Pięć rosyjskich okrętów i 32 pociski Kalibr. Czekają w gotowości na Morzu Czarnym
Pięć rosyjskich okrętów, wyposażonych w 32 pociski manewrujące typu Kalibr, pozostaje w gotowości bojowej na Morzu Czarnym, jak donosi Ukrinform. O ich obecności miała przypomnieć Marynarka Wojenna Sił Zbrojnych Ukrainy na Telegramie. Przypominamy, czym jest Kalibr i jakie ma możliwości.

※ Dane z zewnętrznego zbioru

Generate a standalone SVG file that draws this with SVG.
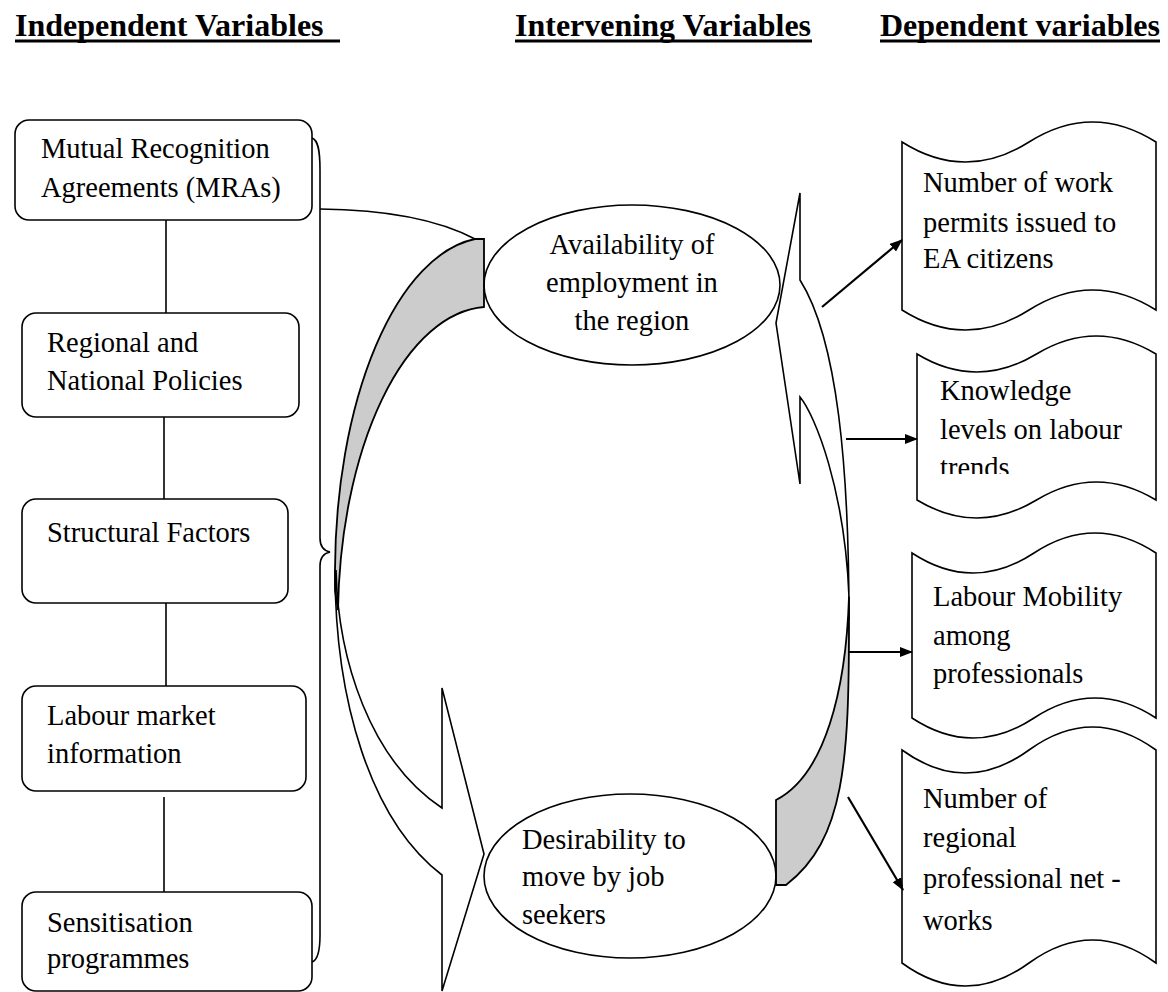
<svg xmlns="http://www.w3.org/2000/svg" width="1168" height="992" viewBox="0 0 1168 992">
<style>
.t{font-family:"Liberation Serif","Times New Roman",serif;font-size:28.5px;fill:#000}
.h{font-family:"Liberation Serif","Times New Roman",serif;font-size:32px;font-weight:bold;fill:#000}
.box{fill:#fff;stroke:#000;stroke-width:1.6}
.ln{fill:none;stroke:#000;stroke-width:1.6}
.gr{fill:#cccccc;stroke:#000;stroke-width:1.8}
.ar{fill:none;stroke:#000;stroke-width:2.2;marker-end:url(#ah)}
</style>
<defs>
<marker id="ah" markerWidth="13" markerHeight="10" refX="12" refY="5" orient="auto" markerUnits="userSpaceOnUse"><path d="M0,0 L13,5 L0,10 Z" fill="#000"/></marker>
<clipPath id="clipTrends"><rect x="900" y="0" width="268" height="474"/></clipPath>
</defs>
<rect width="1168" height="992" fill="#fff"/>

<g id="headers">
<text class="h" x="15" y="36">Independent Variables</text>
<rect x="15" y="39.5" width="325" height="3" fill="#000"/>
<text class="h" x="515" y="36">Intervening Variables</text>
<rect x="515" y="39.5" width="297" height="3" fill="#000"/>
<text class="h" x="880" y="36">Dependent variables</text>
<rect x="880" y="39.5" width="280" height="3" fill="#000"/>
</g>

<g id="connectors">
<line class="ln" x1="166" y1="220" x2="166" y2="313"/>
<line class="ln" x1="164" y1="417" x2="164" y2="499"/>
<line class="ln" x1="166" y1="603" x2="166" y2="686"/>
<line class="ln" x1="164" y1="797" x2="164" y2="892"/>
<path class="ln" d="M312,138 C318,140 320,150 320,170 L320,538 C320,547 325,551 330,552 C325,553 320,557 320,566 L320,935 C320,950 318,960 312,962"/>
<path class="ln" d="M320,209 Q420,210 475,239"/>
<path class="gr" d="M475,239 L484,239 L484,307 A152,313 0 0 0 338,610 L335,590 L335,570 A155,335 0 0 1 475,239 Z"/>
<path class="ln" d="M335,570 C335,700 370,820 442,875 L442,991 L484,854 L442,688 L442,808 C370,760 338,660 336,570"/>
<path class="ln" d="M849,620 C849,470 838,340 800,280 L800,193 L776,323 L800,484 L800,397 C815,415 845,490 849,597"/>
<path class="gr" d="M849,597 C846,690 825,775 776,800 L776,885 L786,885 C845,840 849,760 849,620 Z"/>
<line class="ar" x1="822" y1="307" x2="902" y2="240"/>
<line class="ar" x1="846" y1="439" x2="917" y2="439"/>
<line class="ar" x1="849" y1="652" x2="912" y2="652"/>
<line class="ar" x1="848" y1="797" x2="903" y2="890"/>
</g>

<g id="mra">
<rect class="box" x="15" y="120" width="297" height="100" rx="14"/>
<text class="t" x="41" y="158">Mutual Recognition</text>
<text class="t" x="41" y="197">Agreements (MRAs)</text>
</g>
<g id="policies">
<rect class="box" x="22" y="313" width="277" height="104" rx="14"/>
<text class="t" x="47" y="352">Regional and</text>
<text class="t" x="47" y="390">National Policies</text>
</g>
<g id="structural">
<rect class="box" x="22" y="499" width="266" height="104" rx="14"/>
<text class="t" x="47" y="542">Structural Factors</text>
</g>
<g id="lmi">
<rect class="box" x="22" y="686" width="284" height="105" rx="14"/>
<text class="t" x="47" y="725">Labour market</text>
<text class="t" x="47" y="763">information</text>
</g>
<g id="sensitisation">
<rect class="box" x="22" y="892" width="290" height="99" rx="14"/>
<text class="t" x="47" y="932">Sensitisation</text>
<text class="t" x="47" y="968">programmes</text>
</g>

<g id="availability">
<ellipse class="ln" cx="632" cy="285" rx="148" ry="80"/>
<text class="t" x="632" y="254" text-anchor="middle">Availability of</text>
<text class="t" x="632" y="292" text-anchor="middle">employment in</text>
<text class="t" x="632" y="330" text-anchor="middle">the region</text>
</g>
<g id="desirability">
<ellipse class="ln" cx="630" cy="876" rx="146" ry="82"/>
<text class="t" x="522" y="849">Desirability to</text>
<text class="t" x="522" y="886">move by job</text>
<text class="t" x="522" y="924">seekers</text>
</g>

<g id="permits">
<path class="ln" d="M902,142 C944.3,168.7 986.7,168.7 1029,142 C1071.3,115.3 1113.7,115.3 1156,142 L1156,310 C1113.7,283.3 1071.3,283.3 1029,310 C986.7,336.7 944.3,336.7 902,310 Z"/>
<text class="t" x="923" y="192">Number of work</text>
<text class="t" x="923" y="232">permits issued to</text>
<text class="t" x="923" y="268">EA citizens</text>
</g>
<g id="knowledge">
<path class="ln" d="M917,354 C956.8,378 996.7,378 1036.5,354 C1076.3,330 1116.2,330 1156,354 L1156,500 C1116.2,476 1076.3,476 1036.5,500 C996.7,524 956.8,524 917,500 Z"/>
<text class="t" x="940" y="400">Knowledge</text>
<text class="t" x="940" y="439">levels on labour</text>
<text class="t" x="940" y="477" clip-path="url(#clipTrends)">trends</text>
</g>
<g id="mobility">
<path class="ln" d="M912,553 C952.7,579.7 993.3,579.7 1034,553 C1074.7,526.3 1115.3,526.3 1156,553 L1156,718 C1115.3,691.3 1074.7,691.3 1034,718 C993.3,744.7 952.7,744.7 912,718 Z"/>
<text class="t" x="933" y="606">Labour Mobility</text>
<text class="t" x="933" y="645">among</text>
<text class="t" x="933" y="683">professionals</text>
</g>
<g id="networks">
<path class="ln" d="M902,750 C944.3,780.7 986.7,780.7 1029,750 C1071.3,719.3 1113.7,719.3 1156,750 L1156,963 C1113.7,932.3 1071.3,932.3 1029,963 C986.7,993.7 944.3,993.7 902,963 Z"/>
<text class="t" x="923" y="808">Number of</text>
<text class="t" x="923" y="847">regional</text>
<text class="t" x="923" y="888">professional net -</text>
<text class="t" x="923" y="930">works</text>
</g>
</svg>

Od kilku miesięcy pojawiają się informacje o pięciu rosyjskich okrętach rozmieszczonych na Morzu Czarnym, które łącznie wyposażone są w 32 pociski manewrujące typu Kalibr. Jak już wyjaśnialiśmy, Kalibr to rosyjski system uzbrojenia tworzony przez przeciwokrętowe pociski manewrujące, pocisk manewrujący przeznaczony do zwalczania celów lądowych oraz rakietotorpedy do zwalczania okrętów podwodnych.

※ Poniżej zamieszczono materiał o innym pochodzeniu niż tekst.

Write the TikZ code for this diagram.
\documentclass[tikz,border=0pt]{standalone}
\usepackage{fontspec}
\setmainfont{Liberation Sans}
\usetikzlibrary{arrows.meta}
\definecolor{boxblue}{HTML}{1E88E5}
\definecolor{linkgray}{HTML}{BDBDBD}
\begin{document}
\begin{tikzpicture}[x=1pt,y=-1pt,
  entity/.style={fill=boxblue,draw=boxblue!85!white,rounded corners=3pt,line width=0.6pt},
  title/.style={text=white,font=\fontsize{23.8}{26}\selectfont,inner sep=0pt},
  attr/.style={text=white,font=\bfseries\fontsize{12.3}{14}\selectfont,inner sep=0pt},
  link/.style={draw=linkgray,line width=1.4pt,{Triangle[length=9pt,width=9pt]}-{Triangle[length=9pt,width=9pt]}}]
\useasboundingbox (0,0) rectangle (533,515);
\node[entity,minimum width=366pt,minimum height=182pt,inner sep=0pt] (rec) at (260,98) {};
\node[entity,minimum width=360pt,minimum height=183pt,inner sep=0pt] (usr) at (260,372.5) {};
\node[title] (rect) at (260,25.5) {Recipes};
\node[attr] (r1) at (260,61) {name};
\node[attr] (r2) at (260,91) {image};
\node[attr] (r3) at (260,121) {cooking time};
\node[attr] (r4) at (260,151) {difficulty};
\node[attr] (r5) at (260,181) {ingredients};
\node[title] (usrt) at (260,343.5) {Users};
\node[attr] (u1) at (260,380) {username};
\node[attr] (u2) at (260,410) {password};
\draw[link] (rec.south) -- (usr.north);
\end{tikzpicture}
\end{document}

Kalibr - jedne z najlepszych, rosyjskich pocisków
Kalibr uznaje się je za jedne z najlepszych pocisków w rosyjskim arsenale, które zyskały złą sławę za sprawą ataków przeprowadzanych w Ukrainie, ale Rosja używała pocisków Kalibr już w 2015 roku w Syrii. Ich podstawowe, krajowe warianty to 3M54 i 3M14. Wariant eksportowy nosi natomiast nazwę Club. Do pocisków dostosowane są dwie bazowe platformy startowe - Kalibr-PL (eksportowy Club-S), przeznaczony do użycia z okrętów podwodnych oraz Kalibr-NK (eksportowy Club-N), przeznaczony do użycia z okrętów nawodnych.

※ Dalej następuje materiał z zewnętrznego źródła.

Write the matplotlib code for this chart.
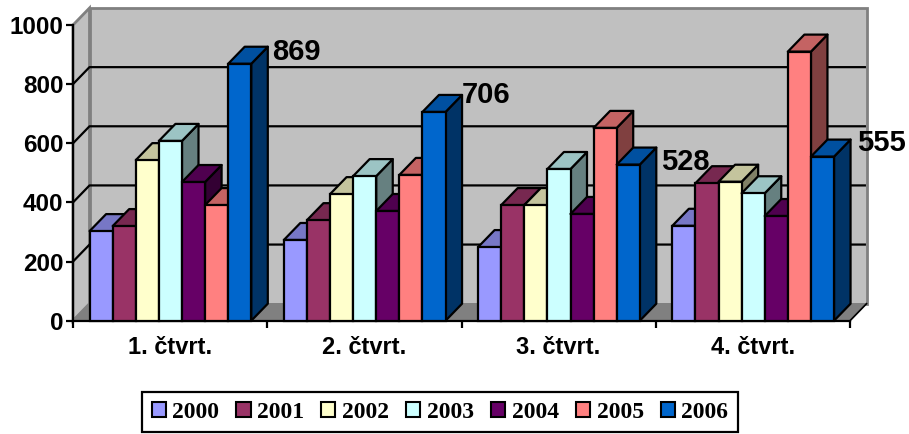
import matplotlib
matplotlib.use("Agg")
import matplotlib.pyplot as plt
from matplotlib.patches import Polygon, Patch

plt.rcParams['font.family'] = ['Liberation Sans', 'DejaVu Sans']

quarters = ['1. čtvrt.', '2. čtvrt.', '3. čtvrt.', '4. čtvrt.']
years = ['2000', '2001', '2002', '2003', '2004', '2005', '2006']
v2000 = [303, 273, 249, 321]
v2001 = [320, 340, 391, 465]
v2002 = [543, 428, 391, 470]
v2003 = [608, 489, 513, 431]
v2004 = [469, 371, 361, 354]
v2005 = [391, 493, 652, 910]
v2006 = [869, 706, 528, 555]
series = [v2000, v2001, v2002, v2003, v2004, v2005, v2006]

front_cols = ['#9999FF', '#993366', '#FFFFCC', '#CCFFFF', '#660066', '#FF8080', '#0066CC']
top_cols = ['#7777C6', '#772850', '#C4C49D', '#9CC4C4', '#4F004F', '#C46363', '#0050A0']
side_cols = ['#4D4D80', '#4D1A33', '#808066', '#668080', '#330033', '#804040', '#003366']

W, H = 909, 434
fig = plt.figure(figsize=(W / 100, H / 100), dpi=100, facecolor='white')
ax = fig.add_axes([73 / W, (H - 320.7) / H, 777 / W, 295.7 / H])
ax.set_xlim(0, 4)
ax.set_ylim(0, 1000)
ax.patch.set_visible(False)

# depth of the fake 3d, in data units
dx = 16.5 / (777 / 4)
dy = 17 / 0.2957
bar_w = 23.1 / (777 / 4)
gap = 16.6 / (777 / 4)
lw = 1.6

# walls and floor
ax.add_patch(Polygon([(dx, dy), (4 + dx, dy), (4 + dx, 1000 + dy), (dx, 1000 + dy)], fc='#C0C0C0',
                     ec='#808080', lw=2, clip_on=False, zorder=1))
ax.add_patch(Polygon([(0, 0), (dx, dy), (dx, 1000 + dy), (0, 1000)], fc='#C0C0C0',
                     ec='#808080', lw=2, clip_on=False, zorder=1))
ax.add_patch(Polygon([(0, 0), (4, 0), (4 + dx, dy), (dx, dy)], fc='#808080',
                     ec='#808080', lw=1, clip_on=False, zorder=1))

# gridlines run over the left wall and the back wall
for v in [200, 400, 600, 800]:
    ax.plot([0, dx, 4 + dx * 0.9], [v, v + dy, v + dy], color='black', lw=lw, clip_on=False, zorder=2)
ax.plot([4, 4 + dx], [0, dy], color='black', lw=1.2, clip_on=False, zorder=2)

z = 3
for i in range(len(quarters)):
    for j in range(len(series)):
        x0 = i + gap + j * bar_w
        x1 = x0 + bar_w
        v = series[j][i]
        ax.add_patch(Polygon([(x1, 0), (x1 + dx, dy), (x1 + dx, v + dy), (x1, v)], fc=side_cols[j],
                             ec='black', lw=lw, joinstyle='round', clip_on=False, zorder=z))
        ax.add_patch(Polygon([(x0, v), (x1, v), (x1 + dx, v + dy), (x0 + dx, v + dy)], fc=top_cols[j],
                             ec='black', lw=lw, joinstyle='round', clip_on=False, zorder=z + 1))
        ax.bar(x0, v, bar_w, align='edge', color=front_cols[j], edgecolor='black', lw=lw,
               clip_on=False, zorder=z + 2)
        z += 3

# data labels of the last series, pixel offsets from the back top corner
label_off = [(4, -5), (0, 0), (5, -14), (6, -3)]
for i in range(len(quarters)):
    x = i + gap + 7 * bar_w + dx
    ax.annotate(str(v2006[i]), (x, v2006[i] + dy), xytext=label_off[i], textcoords='offset pixels',
                fontsize=21, fontweight='bold', va='center', ha='left', zorder=100, annotation_clip=False)

for s in ['top', 'right']:
    ax.spines[s].set_visible(False)
for s in ['left', 'bottom']:
    ax.spines[s].set_linewidth(lw)
    ax.spines[s].set_zorder(2)

ax.set_yticks([0, 200, 400, 600, 800, 1000])
ax.set_yticklabels(['0', '200', '400', '600', '800', '1000'], fontsize=17.5, fontweight='bold')
ax.set_xticks([0, 1, 2, 3, 4])
ax.set_xticklabels([])
ax.set_xticks([0.5, 1.5, 2.5, 3.5], minor=True)
ax.set_xticklabels(quarters, minor=True, fontsize=17, fontweight='bold')
ax.tick_params(axis='x', which='minor', length=0, pad=11)
ax.tick_params(axis='both', which='major', length=5, width=lw, pad=2)

handles = [Patch(fc=c, ec='black', lw=1.5) for c in front_cols]
leg = fig.legend(handles, years, ncol=7, loc='center', bbox_to_anchor=(440 / W, (H - 412) / H),
                 frameon=True, fancybox=False, edgecolor='black', framealpha=1,
                 prop={'family': 'Liberation Serif', 'weight': 'bold', 'size': 17},
                 handlelength=0.6, handleheight=0.6, handletextpad=0.28, columnspacing=0.72,
                 borderpad=0.42, borderaxespad=0)
leg.get_frame().set_linewidth(1.6)

fig.savefig('out.png', dpi=100)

3M14 Kalibr (w kodzie NATO SS-N-30A) to rosyjski lądowy pocisk manewrujący (LACM), którego zasięg szacuje się na 1500-2500 km. Ma długość 6,2 m i posiada głowicę o masie 450 kg. Niektóre źródła podają, że 3M14 Kalibr może być zdolny do przenoszenia głowica jądrowych. Pocisk jest napędzany silnikiem turboodrzutowym. Wcielono go do służby w 2015 roku.
3M54 Kalibr (w kodzie NATO SS-N-27 "Sizzler") jest pociskiem przeciwokrętowym krótkiego zasięgu. Można go wystrzelić zarówno z okrętów, jak i okrętów podwodnych. Pocisk ma długość 8,22 m (w wersji 3M54M1 jest to 6,2 m), a jego głowica bojowa ma masę 1920 kg (1570 kg w wersji 3M54M1). Jeśli chodzi o zasięg, to szacuje się go na 200 km (300 km w przypadku 3M54M1). Ten pocisk również posiada silnik turboodrzutowy, a do służby wcielono go w 1987 roku.